- **Problem**: Restate the lines word for word, from the first line of the records through the line containing "Profit Maximization\\ \bul". Leave out the pictures and anything after that line.
......
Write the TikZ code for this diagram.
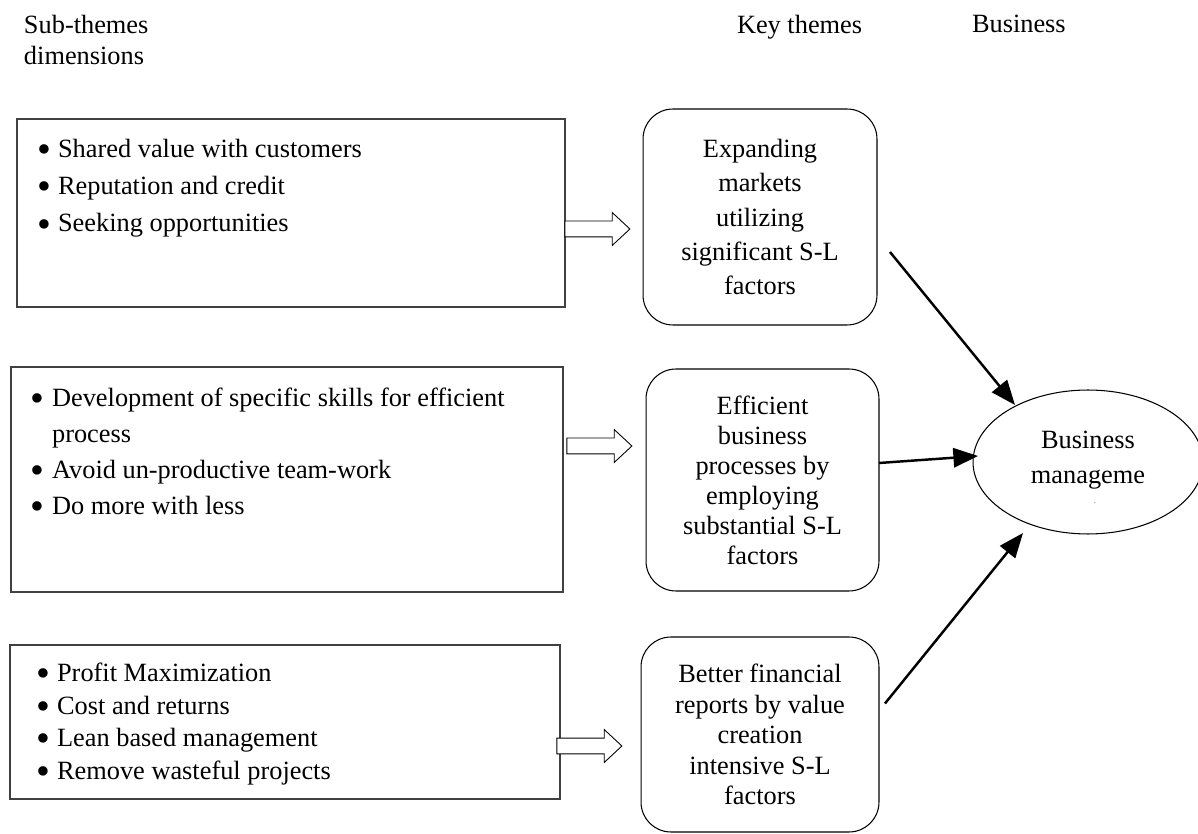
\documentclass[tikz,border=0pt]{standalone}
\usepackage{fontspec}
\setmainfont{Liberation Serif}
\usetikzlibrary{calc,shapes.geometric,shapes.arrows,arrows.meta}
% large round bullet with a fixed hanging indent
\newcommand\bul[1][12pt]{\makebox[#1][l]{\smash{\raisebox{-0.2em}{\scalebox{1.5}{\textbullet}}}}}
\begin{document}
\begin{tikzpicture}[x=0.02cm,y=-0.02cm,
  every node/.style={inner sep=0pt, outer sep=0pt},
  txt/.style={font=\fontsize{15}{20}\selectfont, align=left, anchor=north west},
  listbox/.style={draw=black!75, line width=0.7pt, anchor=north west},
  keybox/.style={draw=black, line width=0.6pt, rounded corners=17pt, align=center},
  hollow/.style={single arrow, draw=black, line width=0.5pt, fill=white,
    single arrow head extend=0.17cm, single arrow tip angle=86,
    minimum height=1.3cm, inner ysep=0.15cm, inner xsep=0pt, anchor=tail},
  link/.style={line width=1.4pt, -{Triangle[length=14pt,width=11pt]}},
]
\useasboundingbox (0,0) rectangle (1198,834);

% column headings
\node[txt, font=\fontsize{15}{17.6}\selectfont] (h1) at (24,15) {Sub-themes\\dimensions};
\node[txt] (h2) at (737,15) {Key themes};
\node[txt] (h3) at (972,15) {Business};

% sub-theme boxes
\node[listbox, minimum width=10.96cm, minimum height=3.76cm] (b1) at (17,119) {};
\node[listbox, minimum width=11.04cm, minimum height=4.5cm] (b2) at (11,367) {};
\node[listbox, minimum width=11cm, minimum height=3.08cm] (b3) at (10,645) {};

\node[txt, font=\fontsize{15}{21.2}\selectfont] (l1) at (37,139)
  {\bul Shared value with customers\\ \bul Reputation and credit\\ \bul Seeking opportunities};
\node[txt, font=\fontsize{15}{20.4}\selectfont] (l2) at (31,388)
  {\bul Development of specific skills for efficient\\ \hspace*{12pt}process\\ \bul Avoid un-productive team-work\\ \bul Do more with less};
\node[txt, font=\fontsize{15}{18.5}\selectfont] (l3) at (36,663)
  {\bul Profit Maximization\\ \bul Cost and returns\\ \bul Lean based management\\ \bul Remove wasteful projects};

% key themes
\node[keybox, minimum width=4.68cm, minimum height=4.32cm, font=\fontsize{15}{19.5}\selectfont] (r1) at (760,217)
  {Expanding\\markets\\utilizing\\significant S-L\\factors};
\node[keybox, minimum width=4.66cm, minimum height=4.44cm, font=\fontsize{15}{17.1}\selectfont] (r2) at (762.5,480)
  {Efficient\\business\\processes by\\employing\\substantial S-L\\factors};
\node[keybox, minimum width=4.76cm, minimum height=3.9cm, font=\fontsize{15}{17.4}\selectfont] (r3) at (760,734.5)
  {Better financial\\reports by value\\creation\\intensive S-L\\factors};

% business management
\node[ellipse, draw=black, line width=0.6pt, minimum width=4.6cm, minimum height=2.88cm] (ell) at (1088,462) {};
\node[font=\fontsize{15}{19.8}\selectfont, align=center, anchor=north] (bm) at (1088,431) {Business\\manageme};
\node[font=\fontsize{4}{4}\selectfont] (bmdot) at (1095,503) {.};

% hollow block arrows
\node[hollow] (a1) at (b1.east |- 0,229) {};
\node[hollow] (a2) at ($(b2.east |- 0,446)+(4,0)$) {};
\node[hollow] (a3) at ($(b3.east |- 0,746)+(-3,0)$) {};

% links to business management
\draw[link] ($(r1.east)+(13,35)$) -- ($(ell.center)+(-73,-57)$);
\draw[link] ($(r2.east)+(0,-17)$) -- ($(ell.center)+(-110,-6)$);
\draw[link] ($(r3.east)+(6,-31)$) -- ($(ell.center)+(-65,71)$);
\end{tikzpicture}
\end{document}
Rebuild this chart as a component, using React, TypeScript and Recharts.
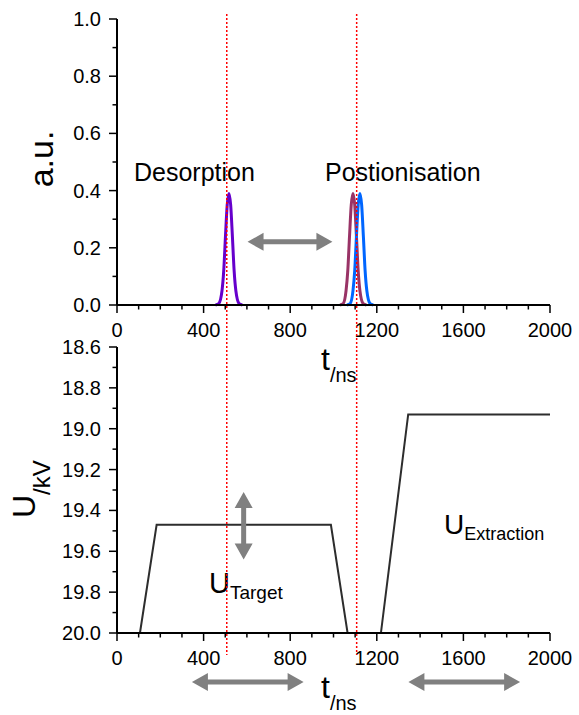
......
- **Complete answer**:
Write the TikZ code for this diagram.
\documentclass[tikz,border=0pt]{standalone}
\usepackage{fontspec}
\setmainfont{Liberation Serif}
\usetikzlibrary{calc,shapes.geometric,shapes.arrows,arrows.meta}
% large round bullet with a fixed hanging indent
\newcommand\bul[1][12pt]{\makebox[#1][l]{\smash{\raisebox{-0.2em}{\scalebox{1.5}{\textbullet}}}}}
\begin{document}
\begin{tikzpicture}[x=0.02cm,y=-0.02cm,
  every node/.style={inner sep=0pt, outer sep=0pt},
  txt/.style={font=\fontsize{15}{20}\selectfont, align=left, anchor=north west},
  listbox/.style={draw=black!75, line width=0.7pt, anchor=north west},
  keybox/.style={draw=black, line width=0.6pt, rounded corners=17pt, align=center},
  hollow/.style={single arrow, draw=black, line width=0.5pt, fill=white,
    single arrow head extend=0.17cm, single arrow tip angle=86,
    minimum height=1.3cm, inner ysep=0.15cm, inner xsep=0pt, anchor=tail},
  link/.style={line width=1.4pt, -{Triangle[length=14pt,width=11pt]}},
]
\useasboundingbox (0,0) rectangle (1198,834);

% column headings
\node[txt, font=\fontsize{15}{17.6}\selectfont] (h1) at (24,15) {Sub-themes\\dimensions};
\node[txt] (h2) at (737,15) {Key themes};
\node[txt] (h3) at (972,15) {Business};

% sub-theme boxes
\node[listbox, minimum width=10.96cm, minimum height=3.76cm] (b1) at (17,119) {};
\node[listbox, minimum width=11.04cm, minimum height=4.5cm] (b2) at (11,367) {};
\node[listbox, minimum width=11cm, minimum height=3.08cm] (b3) at (10,645) {};

\node[txt, font=\fontsize{15}{21.2}\selectfont] (l1) at (37,139)
  {\bul Shared value with customers\\ \bul Reputation and credit\\ \bul Seeking opportunities};
\node[txt, font=\fontsize{15}{20.4}\selectfont] (l2) at (31,388)
  {\bul Development of specific skills for efficient\\ \hspace*{12pt}process\\ \bul Avoid un-productive team-work\\ \bul Do more with less};
\node[txt, font=\fontsize{15}{18.5}\selectfont] (l3) at (36,663)
  {\bul Profit Maximization\\ \bul Cost and returns\\ \bul Lean based management\\ \bul Remove wasteful projects};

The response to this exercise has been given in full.